Input records start

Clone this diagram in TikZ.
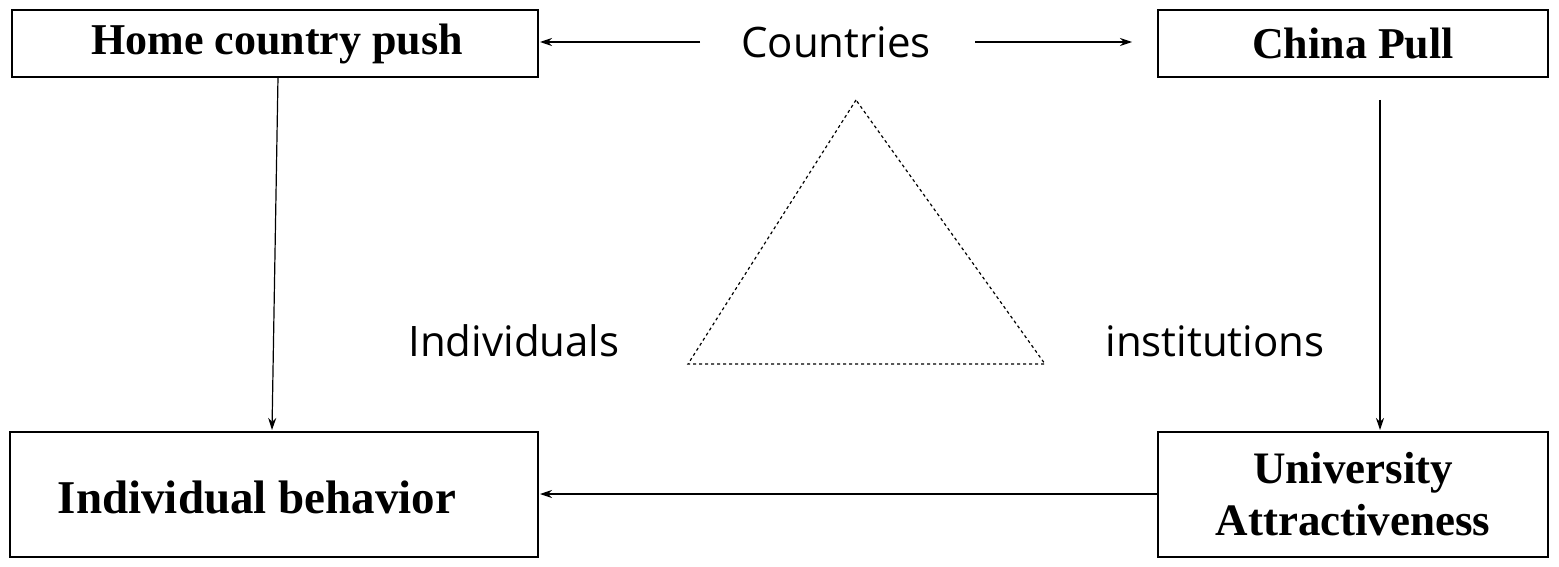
\documentclass[tikz,border=0pt]{standalone}
\usepackage{fontspec}
\setmainfont{Liberation Serif}
\newfontfamily\sansf{Open Sans}
\usetikzlibrary{arrows.meta}
\begin{document}
\begin{tikzpicture}[x=1pt,y=-1pt,
  box/.style={draw,line width=1.4pt,inner sep=0pt},
  lbl/.style={font=\bfseries\fontsize{44}{48}\selectfont},
  sl/.style={font=\sansf\fontsize{42}{46}\selectfont},
  arr/.style={line width=1.2pt,-{Stealth[length=12pt,width=8pt]}}]
\useasboundingbox (0,0) rectangle (1559,567);
\draw[box] (12,10) rectangle (538,77);
\node[lbl] (home) at (277,43.5) {Home country push};
\draw[box] (1158,10) rectangle (1548,77);
\node[lbl] (china) at (1353,43.5) {China Pull};
\draw[box] (10,432) rectangle (538,557);
\node[lbl,font=\bfseries\fontsize{47}{50}\selectfont] (ind) at (257,497) {Individual behavior};
\draw[box] (1158,432) rectangle (1548,557);
\node[lbl,align=center,font=\bfseries\fontsize{45}{52}\selectfont] (uni) at (1353,494) {University\\Attractiveness};
\node[sl] (ctry) at (836,42) {Countries};
\node[sl] (indv) at (514,341) {Individuals};
\node[sl] (inst) at (1215,341) {institutions};
\coordinate (c1) at (700,42); \coordinate (h1) at (540,42);
\coordinate (c2) at (975,42); \coordinate (h2) at (1132,42);
\draw[arr] (c1) -- (h1);
\draw[arr] (c2) -- (h2);
\draw[arr] (278,77) -- (272,430);
\draw[arr] (1380,100) -- (1380,430);
\draw[arr] (1158,494) -- (540,494);
\draw[dashed,line width=1.2pt] (856,100) -- (688,364) -- (1045,364) -- cycle;
\end{tikzpicture}
\end{document}
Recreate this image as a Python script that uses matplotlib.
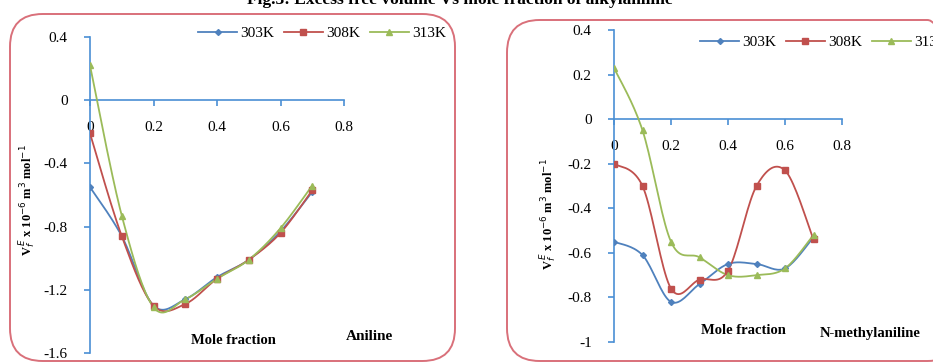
import numpy as np
import matplotlib
matplotlib.use("Agg")
import matplotlib.pyplot as plt
from matplotlib.patches import FancyBboxPatch

# ---- data ----
mole_fraction = [0.0, 0.1, 0.2, 0.3, 0.4, 0.5, 0.6, 0.7]
series_labels = ["303K", "308K", "313K"]

aniline_303 = [-0.55, -0.86, -1.30, -1.26, -1.12, -1.01, -0.83, -0.58]
aniline_308 = [-0.21, -0.86, -1.30, -1.29, -1.13, -1.01, -0.84, -0.57]
aniline_313 = [0.22, -0.73, -1.31, -1.26, -1.13, -1.01, -0.81, -0.54]

nma_303 = [-0.55, -0.61, -0.82, -0.74, -0.65, -0.65, -0.67, -0.53]
nma_308 = [-0.20, -0.30, -0.76, -0.72, -0.68, -0.30, -0.23, -0.54]
nma_313 = [0.23, -0.05, -0.55, -0.62, -0.70, -0.70, -0.67, -0.52]

left_yticks = [0.4, 0, -0.4, -0.8, -1.2, -1.6]
right_yticks = [0.4, 0.2, 0, -0.2, -0.4, -0.6, -0.8, -1]
xticks = [0, 0.2, 0.4, 0.6, 0.8]

colors = ["#4F81BD", "#C0504D", "#9BBB59"]
markers = ["D", "s", "^"]
msizes = [3, 5, 4.5]
axis_color = "#4A8FD4"
border_color = "#D9707A"
serif = ["Liberation Serif", "DejaVu Serif"]


def smooth(x, y, n=20):
    """Excel-style smoothed line (Catmull-Rom Bezier) through the points."""
    x = np.asarray(x, float)
    y = np.asarray(y, float)
    pts = np.column_stack([x, y])
    out = [pts[0]]
    t = np.linspace(0, 1, n)[1:]
    for i in range(len(pts) - 1):
        p0 = pts[i - 1] if i > 0 else pts[i]
        p1 = pts[i]
        p2 = pts[i + 1]
        p3 = pts[i + 2] if i + 2 < len(pts) else pts[i + 1]
        c1 = p1 + (p2 - p0) / 6.0
        c2 = p2 - (p3 - p1) / 6.0
        for tt in t:
            b = ((1 - tt) ** 3) * p1 + 3 * ((1 - tt) ** 2) * tt * c1 + \
                3 * (1 - tt) * tt ** 2 * c2 + tt ** 3 * p2
            out.append(b)
    out = np.array(out)
    return out[:, 0], out[:, 1]


W, H = 933, 363
fig = plt.figure(figsize=(W / 100, H / 100), dpi=100)
fig.patch.set_facecolor("white")


def px_axes(x0, x1, ytop, ybot):
    return fig.add_axes([x0 / W, 1 - ybot / H, (x1 - x0) / W, (ybot - ytop) / H])


# panel borders
for (bx0, by0, bx1, by1) in [(10, 14, 455, 361), (507, 20, 960, 361)]:
    fig.patches.append(FancyBboxPatch(
        (bx0 / W, 1 - by1 / H), (bx1 - bx0) / W, (by1 - by0) / H,
        boxstyle="round,pad=0,rounding_size=0.035", transform=fig.transFigure,
        facecolor="none", edgecolor=border_color, linewidth=1.4, mutation_aspect=W / H))

# title (cut at top, as in the reference)
fig.text(0.493, 1.0, "Fig.3: Excess free volume Vs mole fraction of alkylaniline",
         ha="center", va="center", fontsize=12.5, fontweight="bold", family=serif)


def setup(ax, ylim, yticks, ytl_fmt):
    ax.set_xlim(0, 0.8)
    ax.set_ylim(*ylim)
    ax.set_facecolor("none")
    for s in ["top", "right"]:
        ax.spines[s].set_visible(False)
    ax.spines["left"].set_color(axis_color)
    ax.spines["left"].set_linewidth(1.2)
    ax.spines["bottom"].set_position(("data", 0))
    ax.spines["bottom"].set_color(axis_color)
    ax.spines["bottom"].set_linewidth(1.2)
    ax.set_yticks(yticks)
    ax.set_yticklabels([ytl_fmt(v) for v in yticks], family=serif, fontsize=11)
    ax.set_xticks(xticks)
    ax.set_xticklabels(["0", "0.2", "0.4", "0.6", "0.8"], family=serif, fontsize=11)
    ax.tick_params(axis="y", direction="out", length=4, color=axis_color, width=1.2, pad=12)
    ax.tick_params(axis="x", direction="out", length=4, color=axis_color, width=1.2, pad=11)


def fmt(v):
    return "0" if v == 0 else f"{v:g}"


datasets = [
    (aniline_303, aniline_308, aniline_313),
    (nma_303, nma_308, nma_313),
]

axL = px_axes(90, 344, 37, 353)
setup(axL, (-1.6, 0.4), left_yticks, fmt)
axR = px_axes(614, 842, 30, 342)
setup(axR, (-1.0, 0.4), right_yticks, fmt)

for ax, data in [(axL, datasets[0]), (axR, datasets[1])]:
    for vals, c, m, ms, lab in zip(data, colors, markers, msizes, series_labels):
        sx, sy = smooth(mole_fraction, vals)
        ax.plot(sx, sy, color=c, lw=1.3, zorder=3)
        ax.plot(mole_fraction, vals, ls="none", marker=m, ms=ms, color=c, zorder=4)
        ax.plot([], [], color=c, lw=1.3, marker=m, ms=ms, label=lab)

legkw = dict(ncol=3, frameon=False, handlelength=2.6, handletextpad=0.2,
             columnspacing=0.6, prop={"family": serif, "size": 11})
axL.legend(loc="center", bbox_to_anchor=(322 / W, 1 - 33 / H),
           bbox_transform=fig.transFigure, **legkw)
axR.legend(loc="center", bbox_to_anchor=(824 / W, 1 - 42 / H),
           bbox_transform=fig.transFigure, **legkw)

# y labels
ylab = r"V$_f^{\,E}$ x 10$^{-6}$ m$^3$ mol$^{-1}$"
for xp, yp in [(28, 200), (549, 214)]:
    fig.text(xp / W, 1 - yp / H, ylab, rotation=90, ha="center", va="center",
             fontsize=9, fontweight="bold", family=serif)

# bottom labels
fig.text(233 / W, 1 - 340 / H, "Mole fraction", ha="center", va="center",
         fontsize=10.5, fontweight="bold", family=serif)
fig.text(369 / W, 1 - 336 / H, "Aniline", ha="center", va="center",
         fontsize=11, fontweight="bold", family=serif)
fig.text(743 / W, 1 - 330 / H, "Mole fraction", ha="center", va="center",
         fontsize=10.5, fontweight="bold", family=serif)
fig.text(870 / W, 1 - 333 / H, "N-methylaniline", ha="center", va="center",
         fontsize=10.5, fontweight="bold", family=serif)

fig.savefig("out.png", dpi=100)
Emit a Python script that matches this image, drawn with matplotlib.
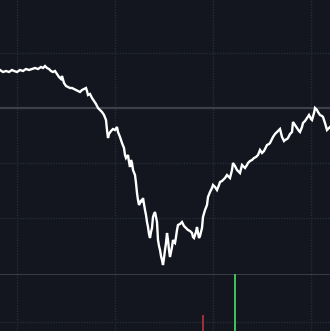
import matplotlib
matplotlib.use("Agg")
import matplotlib.pyplot as plt

# minute index along the session
minutes = [0, 3, 6, 9, 12, 14, 17, 20, 23, 26, 29, 32, 35, 38, 41, 43, 45, 47, 49, 51,
           53, 55, 57, 59, 61, 62, 64, 66, 68, 70, 72, 74, 76, 78, 80, 82, 84, 86, 87, 88,
           90, 92, 94, 96, 98, 100, 102, 104, 106, 107, 108, 109, 111, 113, 115, 117, 118, 120, 122, 124,
           125, 126, 128, 129, 130, 131, 132, 133, 135, 136, 137, 138, 139, 140, 141, 142, 143, 144, 145, 146,
           147, 148, 149, 150, 151, 152, 153, 154, 155, 156, 157, 158, 159, 160, 161, 162, 163, 164, 165, 166,
           167, 168, 169, 170, 171, 172, 173, 174, 175, 176, 177, 178, 180, 182, 184, 186, 188, 190, 192, 193,
           194, 196, 197, 198, 199, 200, 202, 203, 205, 207, 208, 210, 212, 213, 215, 217, 219, 220, 222, 223,
           225, 227, 229, 230, 232, 233, 235, 237, 239, 240, 242, 244, 245, 247, 248, 250, 252, 254, 256, 258,
           260, 262, 264, 265, 267, 269, 270, 272, 273, 275, 277, 279, 280, 281, 282, 284, 285, 287, 288, 290,
           292, 293, 295, 297, 299, 300, 302, 303, 305, 307, 309, 311, 312, 314, 315, 317, 318, 320, 322, 323,
           325, 327, 329, 330]

price = [12.38, 12.36, 12.37, 12.36, 12.38, 12.37, 12.36, 12.38, 12.37, 12.39, 12.38, 12.39, 12.40, 12.39, 12.41, 12.40, 12.42, 12.40, 12.39, 12.37,
         12.36, 12.37, 12.34, 12.31, 12.29, 12.32, 12.25, 12.22, 12.21, 12.20, 12.20, 12.19, 12.18, 12.17, 12.16, 12.18, 12.19, 12.20, 12.17, 12.13,
         12.14, 12.10, 12.07, 12.04, 12.00, 11.98, 11.96, 11.93, 11.88, 11.78, 11.70, 11.74, 11.77, 11.79, 11.78, 11.81, 11.76, 11.71, 11.65, 11.60,
         11.53, 11.50, 11.53, 11.46, 11.41, 11.48, 11.45, 11.38, 11.33, 11.25, 11.15, 11.08, 11.03, 11.05, 11.08, 11.06, 11.10, 11.04, 10.98, 10.93,
         10.86, 10.81, 10.74, 10.70, 10.76, 10.80, 10.91, 10.94, 10.96, 10.91, 10.86, 10.68, 10.62, 10.58, 10.52, 10.48, 10.43, 10.50, 10.58, 10.65,
         10.75, 10.68, 10.58, 10.51, 10.56, 10.61, 10.68, 10.66, 10.65, 10.71, 10.78, 10.83, 10.84, 10.86, 10.82, 10.80, 10.78, 10.77, 10.75, 10.71,
         10.70, 10.76, 10.81, 10.75, 10.70, 10.72, 10.80, 10.91, 10.98, 11.03, 11.11, 11.16, 11.20, 11.23, 11.21, 11.18, 11.23, 11.26, 11.27, 11.28,
         11.30, 11.33, 11.31, 11.30, 11.38, 11.45, 11.42, 11.38, 11.36, 11.35, 11.43, 11.41, 11.40, 11.43, 11.45, 11.47, 11.48, 11.50, 11.51, 11.53,
         11.58, 11.55, 11.57, 11.59, 11.63, 11.64, 11.65, 11.69, 11.71, 11.74, 11.76, 11.78, 11.79, 11.75, 11.71, 11.67, 11.68, 11.69, 11.70, 11.74,
         11.76, 11.86, 11.83, 11.80, 11.77, 11.76, 11.81, 11.85, 11.87, 11.90, 11.93, 11.89, 11.88, 11.95, 12.00, 11.98, 11.96, 11.93, 11.92, 11.91,
         11.85, 11.78, 11.80, 11.81]

prev_close = 12.00
price_grid = [12.55, 11.45, 10.90]
time_grid = [17, 115, 213, 311]

vol_minutes = [203, 235]
volume = [2800, 10000]
vol_colors = ["#9a2f38", "#3fbf5a"]

bg = "#13161f"
grid_c = "#262b38"

fig = plt.figure(figsize=(3.30, 3.31), dpi=100, facecolor=bg)
ax_p = fig.add_axes([0, 57 / 331, 1, 274 / 331], facecolor=bg)
ax_v = fig.add_axes([0, 0, 1, 57 / 331], facecolor=bg)

for ax in (ax_p, ax_v):
    ax.set_xlim(0, 330)
    for s in ax.spines.values():
        s.set_visible(False)
    ax.set_xticks([])
    ax.set_yticks([])
    for t in time_grid:
        ax.axvline(t, color=grid_c, lw=1.0, ls=(0, (1, 1)), zorder=0)

ax_p.set_ylim(10.34, 13.08)
for g in price_grid:
    ax_p.axhline(g, color=grid_c, lw=1.0, ls=(0, (1, 1)), zorder=0)
ax_p.axhline(prev_close, color="#3d4049", lw=1.6, zorder=1)
ax_p.plot(minutes, price, color="white", lw=1.7, zorder=3, solid_joinstyle="miter")

ax_v.set_ylim(0, 10000)
ax_v.axhline(10000, color="#3a3d47", lw=1.4, zorder=1)
ax_v.axhline(1580, color=grid_c, lw=1.0, ls=(0, (1, 1)), zorder=0)
ax_v.bar(vol_minutes, volume, width=1.4, color=vol_colors, zorder=2)

fig.savefig("out.png", dpi=100, facecolor=bg)
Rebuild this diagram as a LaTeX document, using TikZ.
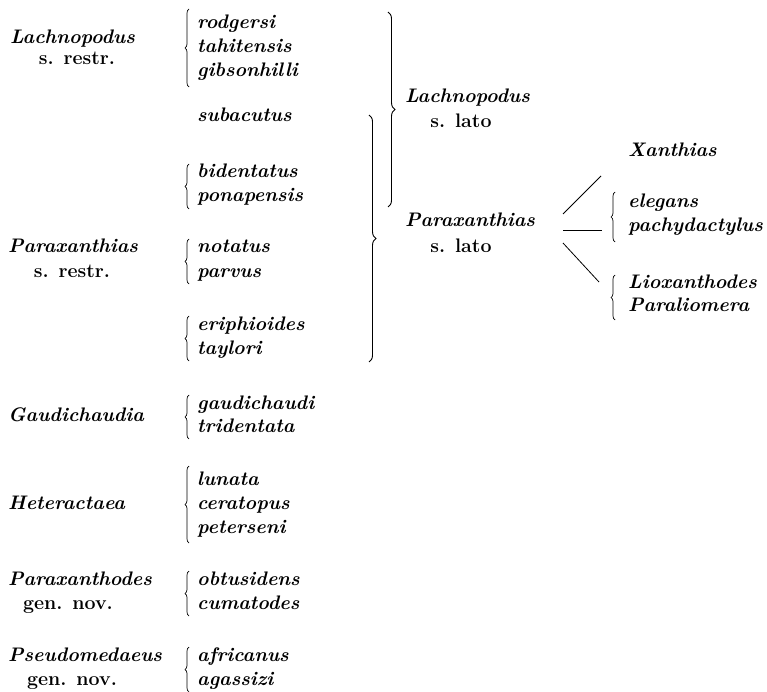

Input records end

- [Short exercise] Where a line above includes "this", copy that line.

- [Written response]
Clone this diagram in TikZ.
Recreate this image as a Python script that uses matplotlib.
Emit a Python script that matches this image, drawn with matplotlib.
Rebuild this diagram as a LaTeX document, using TikZ.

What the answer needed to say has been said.